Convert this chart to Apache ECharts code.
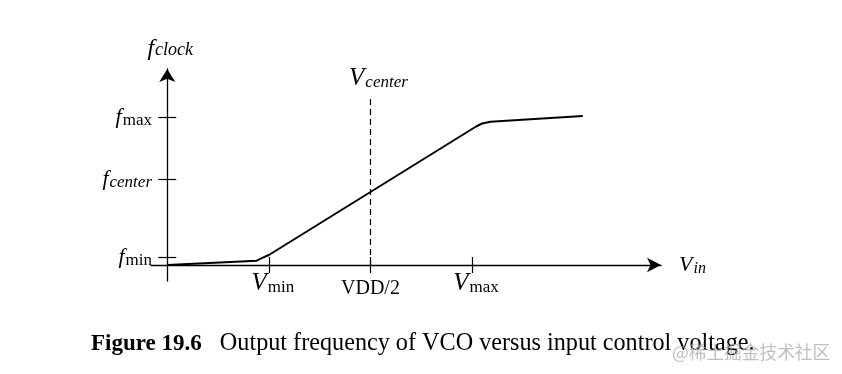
<!DOCTYPE html>
<html>
<head>
<meta charset="utf-8">
<script src="https://cdn.jsdelivr.net/npm/echarts@6/dist/echarts.min.js"></script>
<style>
html,body{margin:0;padding:0;background:#fff;}
#chart{width:842px;height:374px;}
</style>
</head>
<body>
<div id="chart"></div>
<script>
// ---- data ----
const vin  = [0, 0.88, 0.93, 1.0, 3.04, 3.10, 3.18, 4.09];
const fclk = [0, 4.3, 6.8, 10, 138.5, 141.5, 143.3, 149];
const xTickValues = [1, 2, 3];
const xTickLabels = ['{v|V}{s|min}', '{n|VDD/2}', '{v|V}{s|max}'];
const yTickValues = [8, 86, 148];
const yTickLabels = ['{f|f}{s|min}', '{f|f}{si|center}', '{f|f}{s|max}'];
const vCenter = 2;
const vCenterTop = 170;
const captionBold = 'Figure 19.6';
const captionText = 'Output frequency of VCO versus input control voltage.';
const watermark = '@稀土掘金技术社区';

const serif = '"Liberation Serif","Times New Roman",serif';
const richY = {
  f: {fontFamily: serif, fontStyle: 'italic', fontSize: 22, color: '#000'},
  s: {fontFamily: serif, fontSize: 17, color: '#000', padding: [8, 0, 0, 1]},
  si: {fontFamily: serif, fontStyle: 'italic', fontSize: 17, color: '#000', padding: [8, 0, 0, 1]}
};
const richX = {
  v: {fontFamily: serif, fontStyle: 'italic', fontSize: 25, color: '#000', padding: [0, 0, 0, 8]},
  s: {fontFamily: serif, fontSize: 17, color: '#000', padding: [8, 0, 0, 1]},
  n: {fontFamily: serif, fontSize: 20, color: '#000', padding: [8, 0, 0, 0]}
};
const xLab = {}; xTickValues.forEach((v, i) => xLab[v] = xTickLabels[i]);
const yLab = {}; yTickValues.forEach((v, i) => yLab[v] = yTickLabels[i]);

const chart = echarts.init(document.getElementById('chart'), null, {renderer: 'canvas'});
const axisColor = '#000';
const option = {
  animation: false,
  backgroundColor: '#fff',
  title: [{
    left: 91, top: 332, padding: 0,
    text: '{b|' + captionBold + '}{r|   ' + captionText + '}',
    textStyle: {
      fontWeight: 'normal',
      rich: {
        b: {fontFamily: serif, fontWeight: 'bold', fontSize: 23, color: '#000'},
        r: {fontFamily: serif, fontWeight: 'normal', fontSize: 24.2, color: '#000'}
      }
    }
  }, {
    left: 672, top: 343, padding: 0,
    text: watermark,
    textStyle: {fontFamily: '"Noto Sans CJK SC",sans-serif', fontSize: 17.7, fontWeight: 'normal', color: 'rgba(170,170,170,0.75)'}
  }],
  grid: {left: 151, width: 510, top: 69, bottom: 93, containLabel: false},
  xAxis: [{
    type: 'value', min: -0.16, max: 4.86,
    splitLine: {show: false},
    axisLine: {show: true, onZero: true, onZeroAxisIndex: 0, symbol: ['none', 'arrow'], symbolSize: [11, 14],
      lineStyle: {color: axisColor, width: 1.3}},
    axisTick: {show: true, customValues: xTickValues, length: 8, lineStyle: {color: axisColor, width: 1.2}},
    axisLabel: {show: true, customValues: xTickValues, margin: -10, formatter: v => xLab[v] || '', rich: richX},
    name: '{v|V}{si|in}', nameLocation: 'end', nameGap: 18,
    nameTextStyle: {rich: {v: {fontFamily: serif, fontStyle: 'italic', fontSize: 22, color: '#000'},
      si: {fontFamily: serif, fontStyle: 'italic', fontSize: 16, color: '#000', padding: [8, 0, 0, 1]}}}
  }, {
    type: 'value', min: -0.16, max: 4.86, position: 'top',
    splitLine: {show: false},
    axisLine: {show: false, onZero: true, onZeroAxisIndex: 0},
    axisTick: {show: true, customValues: xTickValues, length: 8, lineStyle: {color: axisColor, width: 1.2}},
    axisLabel: {show: false}
  }],
  yAxis: [{
    type: 'value', min: -16, max: 196,
    splitLine: {show: false},
    axisLine: {show: true, onZero: true, onZeroAxisIndex: 0, symbol: ['none', 'arrow'], symbolSize: [12, 13],
      lineStyle: {color: axisColor, width: 1.3}},
    axisTick: {show: true, customValues: yTickValues, length: 9, lineStyle: {color: axisColor, width: 1.2}},
    axisLabel: {show: true, customValues: yTickValues, margin: -1, formatter: v => yLab[v] || '', rich: richY},
    name: '{f|f}{si|clock}', nameLocation: 'end', nameGap: 8,
    nameTextStyle: {align: 'center', padding: [0, 0, 0, 6], rich: {f: {fontFamily: serif, fontStyle: 'italic', fontSize: 24, color: '#000'},
      si: {fontFamily: serif, fontStyle: 'italic', fontSize: 18, color: '#000', padding: [2, 0, 0, 1]}}}
  }, {
    type: 'value', min: -16, max: 196, position: 'right',
    splitLine: {show: false},
    axisLine: {show: false, onZero: true, onZeroAxisIndex: 0},
    axisTick: {show: true, customValues: yTickValues, length: 9, lineStyle: {color: axisColor, width: 1.2}},
    axisLabel: {show: false}
  }],
  series: [{
    type: 'line',
    data: vin.map((v, i) => [v, fclk[i]]),
    showSymbol: false,
    smooth: false,
    lineStyle: {color: '#000', width: 2},
    markLine: {
      silent: true,
      symbol: ['none', 'none'],
      lineStyle: {color: '#000', width: 1.2, type: [6, 4]},
      label: {show: true, position: 'end', distance: 4,
        formatter: '{v|V}{si|center}',
        rich: {v: {fontFamily: serif, fontStyle: 'italic', fontSize: 25, color: '#000', padding: [0, 0, 0, 16]},
          si: {fontFamily: serif, fontStyle: 'italic', fontSize: 17, color: '#000', padding: [8, 0, 0, 1]}}},
      data: [[{coord: [vCenter, 0]}, {coord: [vCenter, vCenterTop]}]]
    }
  }]
};
chart.setOption(option);
</script>
</body>
</html>
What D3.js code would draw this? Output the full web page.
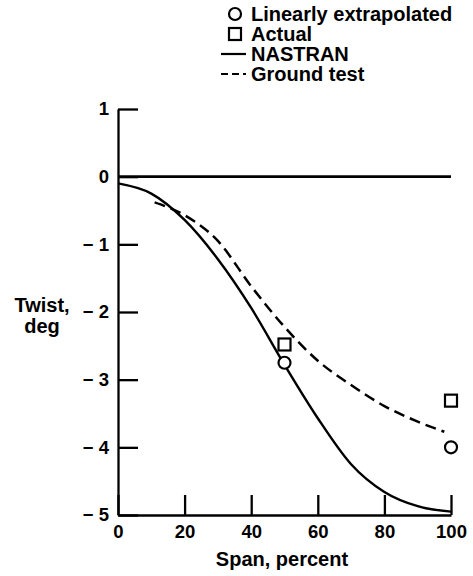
<!DOCTYPE html>
<meta charset="utf-8">
<script src="https://d3js.org/d3.v7.min.js"></script>
<style>
  body { margin: 0; background: #fff; }
  text { font-family: "Liberation Sans", Arial, sans-serif; font-weight: bold; fill: #000; }
</style>
<div id="chart"></div>
<script>

// span, percent
var nastranSpan  = [0, 10, 20, 30, 40, 50, 60, 70, 80, 90, 100]
var nastranTwist = [-0.1, -0.25, -0.64, -1.22, -1.94, -2.78, -3.57, -4.25, -4.66, -4.87, -4.95]

var groundSpan  = [11, 20, 30, 40, 50, 60, 70, 80, 90, 98]
var groundTwist = [-0.38, -0.57, -0.95, -1.62, -2.22, -2.72, -3.08, -3.39, -3.62, -3.77]

var extrapSpan  = [50, 100]
var extrapTwist = [-2.75, -4.0]

var actualSpan  = [50, 100]
var actualTwist = [-2.48, -3.31]

var xTicks = [0, 20, 40, 60, 80, 100]
var yTicks = [1, 0, -1, -2, -3, -4, -5]

var legendLabels = ["Linearly extrapolated", "Actual", "NASTRAN", "Ground test"]

var width = 473,
    height = 576

var svg = d3.select("#chart")
  .append("svg")
    .attr("width", width)
    .attr("height", height)

var x = d3.scaleLinear().domain([0, 100]).range([118, 451])
var y = d3.scaleLinear().domain([1, -5]).range([109, 515])

// axes: ticks point inward
svg.append("g")
    .attr("transform", "translate(0," + y(-5) + ")")
    .call(d3.axisBottom(x).tickValues(xTicks).tickSizeInner(-20).tickSizeOuter(0).tickPadding(10))
    .call(function(g) {
      g.selectAll("text").style("font-size", "18.5px")
      g.selectAll("line, path").attr("stroke-width", 2.3)
    })

svg.append("g")
    .attr("transform", "translate(" + x(0) + ",0)")
    .call(d3.axisLeft(y).tickValues(yTicks).tickSizeInner(-20).tickSizeOuter(0).tickPadding(9)
      .tickFormat(function(d) { return d < 0 ? "\u2212 " + Math.abs(d) : d }))
    .call(function(g) {
      g.selectAll("text").style("font-size", "18.5px")
      g.selectAll("line, path").attr("stroke-width", 2.3)
    })

// zero reference line
svg.append("line")
    .attr("x1", x(0)).attr("x2", x(100))
    .attr("y1", y(0)).attr("y2", y(0))
    .attr("stroke", "#000")
    .attr("stroke-width", 2.8)

var line = d3.line()
    .x(function(d) { return x(d[0]) })
    .y(function(d) { return y(d[1]) })
    .curve(d3.curveMonotoneX)

svg.append("path")
    .datum(d3.zip(nastranSpan, nastranTwist))
    .attr("d", line)
    .attr("fill", "none")
    .attr("stroke", "#000")
    .attr("stroke-width", 2.4)

svg.append("path")
    .datum(d3.zip(groundSpan, groundTwist))
    .attr("d", line)
    .attr("fill", "none")
    .attr("stroke", "#000")
    .attr("stroke-width", 2.5)
    .attr("stroke-dasharray", "11,6")

svg.selectAll(".extrap")
  .data(d3.zip(extrapSpan, extrapTwist))
  .enter()
  .append("circle")
    .attr("cx", function(d) { return x(d[0]) })
    .attr("cy", function(d) { return y(d[1]) })
    .attr("r", 6)
    .attr("fill", "#fff")
    .attr("stroke", "#000")
    .attr("stroke-width", 2.2)

svg.selectAll(".actual")
  .data(d3.zip(actualSpan, actualTwist))
  .enter()
  .append("rect")
    .attr("x", function(d) { return x(d[0]) - 6 })
    .attr("y", function(d) { return y(d[1]) - 6 })
    .attr("width", 12)
    .attr("height", 12)
    .attr("fill", "#fff")
    .attr("stroke", "#000")
    .attr("stroke-width", 2.2)

// axis titles
svg.append("text")
    .attr("x", 282)
    .attr("y", 566)
    .attr("text-anchor", "middle")
    .style("font-size", "20px")
    .text("Span, percent")

svg.append("text")
    .attr("x", 42)
    .attr("y", 312)
    .attr("text-anchor", "middle")
    .style("font-size", "20px")
    .text("Twist,")

svg.append("text")
    .attr("x", 42)
    .attr("y", 333)
    .attr("text-anchor", "middle")
    .style("font-size", "20px")
    .text("deg")

// legend
var legend = svg.append("g").attr("transform", "translate(235,14)")

legend.selectAll("text")
  .data(legendLabels)
  .enter()
  .append("text")
    .attr("x", 16)
    .attr("y", function(d, i) { return i * 20 })
    .attr("dy", "0.35em")
    .style("font-size", "20px")
    .text(function(d) { return d })

legend.append("circle")
    .attr("cx", 0).attr("cy", 0).attr("r", 6)
    .attr("fill", "#fff").attr("stroke", "#000").attr("stroke-width", 2.2)

legend.append("rect")
    .attr("x", -6).attr("y", 14).attr("width", 12).attr("height", 12)
    .attr("fill", "#fff").attr("stroke", "#000").attr("stroke-width", 2.2)

legend.append("line")
    .attr("x1", -14).attr("x2", 11).attr("y1", 40).attr("y2", 40)
    .attr("stroke", "#000").attr("stroke-width", 2.2)

legend.append("line")
    .attr("x1", -14).attr("x2", 11).attr("y1", 60).attr("y2", 60)
    .attr("stroke", "#000").attr("stroke-width", 2.2)
    .attr("stroke-dasharray", "7,4")

</script>
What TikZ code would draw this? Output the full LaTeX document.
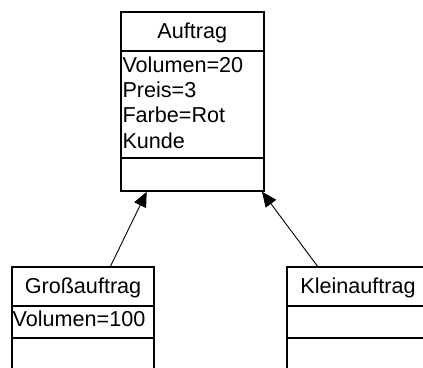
\documentclass[tikz,border=0pt]{standalone}
\usepackage{fontspec}
\setmainfont{Liberation Sans}
\usetikzlibrary{arrows.meta}
\begin{document}
\begin{tikzpicture}[x=1pt,y=-1pt,
  box/.style={draw, line width=2pt},
  attr/.style={font=\fontsize{21.6}{25}\selectfont, inner sep=0pt, anchor=base west},
  ttl/.style={font=\fontsize{21.6}{25}\selectfont, inner sep=0pt, anchor=base},
  inh/.style={-{Triangle[length=15pt,width=13pt]}, line width=0.9pt}]
\useasboundingbox (0,0) rectangle (423,367);
\clip (0,0) rectangle (423,367);
\fill[white] (0,0) rectangle (423,367);
% Auftrag
\draw[box] (120.7,12.3) rectangle (264,190.7);
\draw[box] (120.7,51) -- (264,51);
\draw[box] (120.7,158.3) -- (264,158.3);
\node[ttl] (auftrag) at (192.3,38) {Auftrag};
\node[attr] (a1) at (122.3,72) {Volumen=20};
\node[attr] (a2) at (122.3,97.3) {Preis=3};
\node[attr] (a3) at (122.3,122.8) {Farbe=Rot};
\node[attr] (a4) at (122.3,148.3) {Kunde};
% Grossauftrag
\draw[box] (11.7,267.3) rectangle (154.3,380);
\draw[box] (11.7,305.7) -- (154.3,305.7);
\draw[box] (11.7,338.3) -- (154.3,338.3);
\node[ttl] (gross) at (83,293.3) {Großauftrag};
\node[attr] (g1) at (12.5,326.7) {Volumen=100};
% Kleinauftrag
\draw[box] (286.7,267.3) rectangle (430,380);
\draw[box] (286.7,305.7) -- (430,305.7);
\draw[box] (286.7,338.3) -- (430,338.3);
\node[ttl] (klein) at (358,293.3) {Kleinauftrag};
% connectors
\coordinate (gtop) at (110,267.3);
\coordinate (ktop) at (318.3,267.3);
\coordinate (abl) at (146.7,191.7);
\coordinate (abr) at (262,191.7);
\draw[inh] (gtop) -- (abl);
\draw[inh] (ktop) -- (abr);
\end{tikzpicture}
\end{document}
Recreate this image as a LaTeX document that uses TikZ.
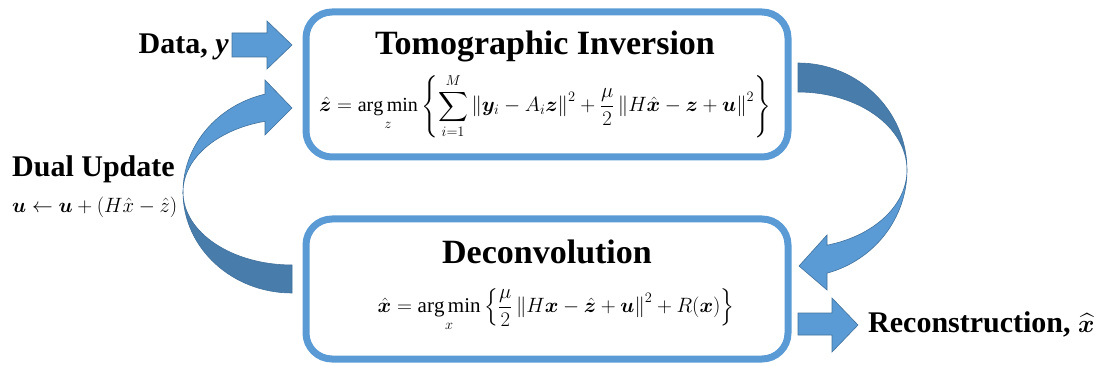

....

▸ **JOB**: Extract lines where the string "full" occurs.

▸ **RESPONSE TO THIS EXERCISE**:
What D3.js code would draw this? Output the full web page.
What TikZ code would draw this? Output the full LaTeX document.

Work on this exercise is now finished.